In her last chapter, Tamale elaborates on the need to accompany the decolonial project with a pan-African praxis that is intertwined with Afro-feminism. The author deplores the erasure of African and Afro-diasporic women's key contributions to pan-Africanism from historical and contemporary narratives. As she demonstrates, former and contemporary African feminists have contributed significantly to the decolonial pan-African project by networking transnationally and creating collectively debated intersectional agendas, such as the African Feminist Forum founded in Accra in 2006. Yet again, Tamale highlights the ways in which women and other minorities are sidelined and culturally depreciated, as exemplified by the Dakar-based Monument de la Renaissance Africaine, as well as by global institutions such as the International Monetary Fund (IMF) and the New Partnership for African Development (NEPAD). She analyses how these different actors undermine feminist advancements, by marginalizing them from discussions and negotiations pertaining to regional agendas and forward-looking policies. Thus, the author calls for a non-state actor-based pan-Africanism that builds on the well-being and social justice and the most socially deprived: “At the end of the day, the uniting decolonial ideology for pan-Africanism must be anti-imperialist, anti-patriarchal and anti-militarist. It must jealously safeguard the interests of those who suffer from intersectional oppression on the basis of their gender, social status, ethnic and cultural origin, sexuality, disability, age, and other grounds.”
The author concludes with what she calls the current digital colonization, namely the extraction of digital data from African utilizers in order to serve the profits of multinational corporations outside the continent. Following an analysis of this process, the author restates the need to be vigilant about these processes and calls for decolonial and feminist ways of utilizing digitization by women of Africa following transnational and inclusive practices that serve the emancipation of the whole.

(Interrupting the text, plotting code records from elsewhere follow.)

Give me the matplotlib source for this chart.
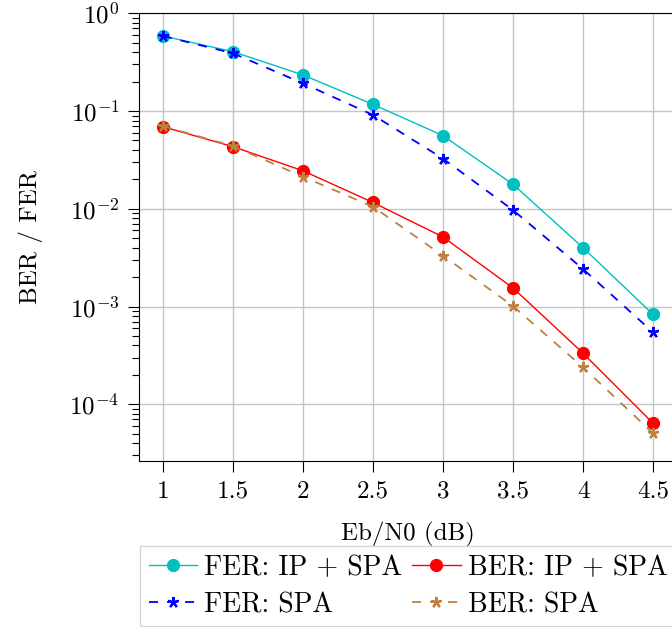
import matplotlib
matplotlib.use('Agg')
import matplotlib.pyplot as plt
from matplotlib.ticker import FuncFormatter, LogLocator

plt.rcParams['font.family'] = 'serif'
plt.rcParams['font.serif'] = ['cmr10']
plt.rcParams['mathtext.fontset'] = 'cm'
plt.rcParams['axes.formatter.use_mathtext'] = True

FONT_SIZE = 18

# data
ebn0 = [1, 1.5, 2, 2.5, 3, 3.5, 4, 4.5]
fer_ip_spa = [0.586, 0.405, 0.234, 0.117, 0.056, 0.0178, 0.0040, 8.3e-4]
fer_spa = [0.586, 0.39, 0.192, 0.0912, 0.0326, 0.0097, 0.00242, 5.45e-4]
ber_ip_spa = [0.0692, 0.0432, 0.0245, 0.0116, 0.00515, 0.00155, 3.33e-4, 6.4e-5]
ber_spa = [0.070, 0.0438, 0.0213, 0.0105, 0.00331, 0.00101, 2.39e-4, 5.05e-5]

fig = plt.figure(figsize=(6.72, 6.27), dpi=100)
ax = fig.add_axes([139 / 672, 166 / 627, 538 / 672, 447.7 / 627])

# pgfplots style asterisk for the SPA curves
star = (5, 2, 0)

ax.plot(ebn0, fer_ip_spa, color='#00bfbf', marker='o', markersize=8.5, lw=1.0,
        label='FER: IP + SPA')
ax.plot(ebn0, fer_spa, color='blue', marker=star, markersize=8, mew=1.6, lw=1.3,
        linestyle=(0, (5, 5)), label='FER: SPA')
ax.plot(ebn0, ber_ip_spa, color='red', marker='o', markersize=8.5, lw=1.0,
        label='BER: IP + SPA')
ax.plot(ebn0, ber_spa, color='#bf8040', marker=star, markersize=8, mew=1.6, lw=1.3,
        linestyle=(0, (5, 5)), label='BER: SPA')

ax.set_yscale('log')
ax.set_ylim(2.63e-5, 1)
ax.set_xlim(0.829, 4.671)
ax.set_xticks(ebn0)
ax.xaxis.set_major_formatter(FuncFormatter(lambda v, p: '%g' % v))
ax.yaxis.set_major_locator(LogLocator(base=10, numticks=10))
ax.yaxis.set_minor_locator(LogLocator(base=10, subs=range(2, 10), numticks=20))

ax.grid(True, which='major', color='#c4c4c4', lw=1.0)
ax.set_axisbelow(True)
ax.tick_params(which='major', direction='out', length=8, width=0.8, labelsize=FONT_SIZE, pad=6)
ax.tick_params(which='minor', direction='out', length=5, width=0.8)
ax.spines['right'].set_visible(False)

ax.set_xlabel('Eb/N0 (dB)', fontsize=FONT_SIZE, labelpad=14)
ax.set_ylabel('BER / FER', fontsize=FONT_SIZE, labelpad=19)

leg = fig.legend(*ax.get_legend_handles_labels(), ncol=2, loc='upper center',
                 bbox_to_anchor=(408 / 672, 1 - 546 / 627), fontsize=20,
                 frameon=True, fancybox=False, edgecolor='#cccccc',
                 handlelength=1.75, handletextpad=0.25, columnspacing=0.35,
                 labelspacing=0.4, borderpad=0.3, borderaxespad=0)
leg.get_frame().set_linewidth(1.0)

fig.savefig('out.png', dpi=100)
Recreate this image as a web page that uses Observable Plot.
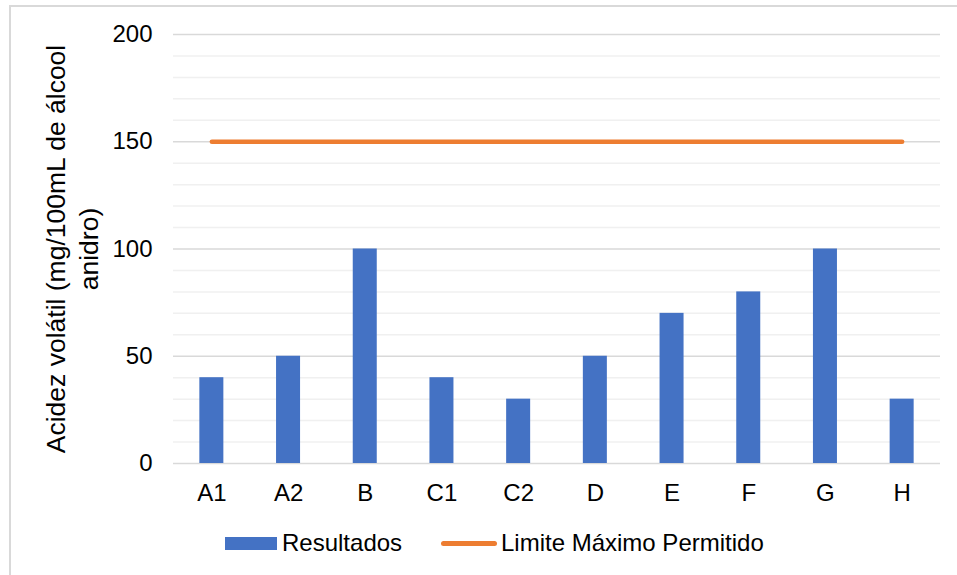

Through the different examples and analyses covered, Decolonization and Afro-Feminism proves to be a valuable contribution to critically engage with local, regional, and international policies and attempt at constructing new social realistic utopias, in addition to contemporary scholarship on decoloniality and intersectionality. As a scholar working on Black European women's mobilizations, and being aware of the debates pertaining to the scope of Afro-feminism, one question unresolved for me is the extent to which the category of race – which Tamale sees as constitutive of Afro-feminism – is relevant to African settings outside of international interactions and countries that were highly marked by European settlers’ structural racism. It would be interesting to follow up by considering if and what kind of racialization mechanisms play a role at an interregional level, and in countries that have been marked by colonization without having been as structurally marked by racism in postcolonial settings. My question to the author would thus be should Afro-feminism be reconceptualized from an African standpoint that reconsiders the meanings and operationality of race according to the different continental expressions? And if yes, what new conceptualizations of race can the multiple African contexts provide to enhance our general understanding of decolonization and intersectionality?